安倍首相の訪米は、日米同盟をさらに強化し、中国との係争において米国から支持され、平和憲法を破って集団的自衛権を解禁するための支持を求めることが目的だと見られている。ところが、中国を刺激しないようにするため、オバマ大統領による集団的自衛権の解禁支持の姿勢表明は控えたいという米国政府の立場を日本は把握している。これに対するお返しとして、安倍首相は、環太平洋戦略的経済連携協定(TPP)の参加に関する姿勢表明を控える方針を明らかにした。
共同通信によると、日本政府はこのほど、日米首脳会談において、オバマ大統領が日本の憲法改正及び集団的自衛権の解禁を支持する姿勢を示すかどうかについて米国側の意思を伺った。日本側は、オバマ大統領から支持されれば日米関係はさらに深まると見ている。

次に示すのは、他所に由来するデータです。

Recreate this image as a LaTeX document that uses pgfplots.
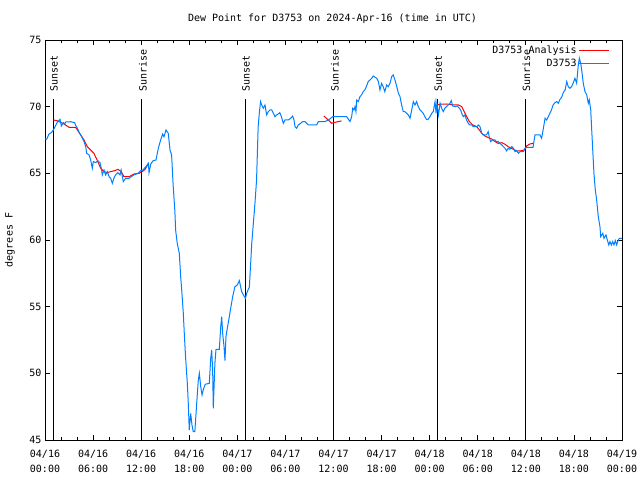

ところが、オバマ大統領が日本の望み通りにした場合、中国側は日米が手を組んで圧力をかけると捉える可能性が高いと米国側は懸念する。中国側の姿勢がこれによって強硬になれば、中日関係の緊張状態は高まり、地域の不安定につながり、日米の共通利益にマイナスになると米国は考える。また、首脳会談において中国側に冷静を呼びかける日本側の提案についても、中米関係への影響を懸念し、米国務省は消極的な姿勢を示している。
米国も第二次世界大戦後の国際秩序を形成した国であり、自ら作った日本の平和憲法を覆すことはまずない。また、日本もTPPに参加すれば自国の利益を害することになり、米国の思い通りにするとは考えられない。おそらく、これは日米の構造上の矛盾と言うべきだろう。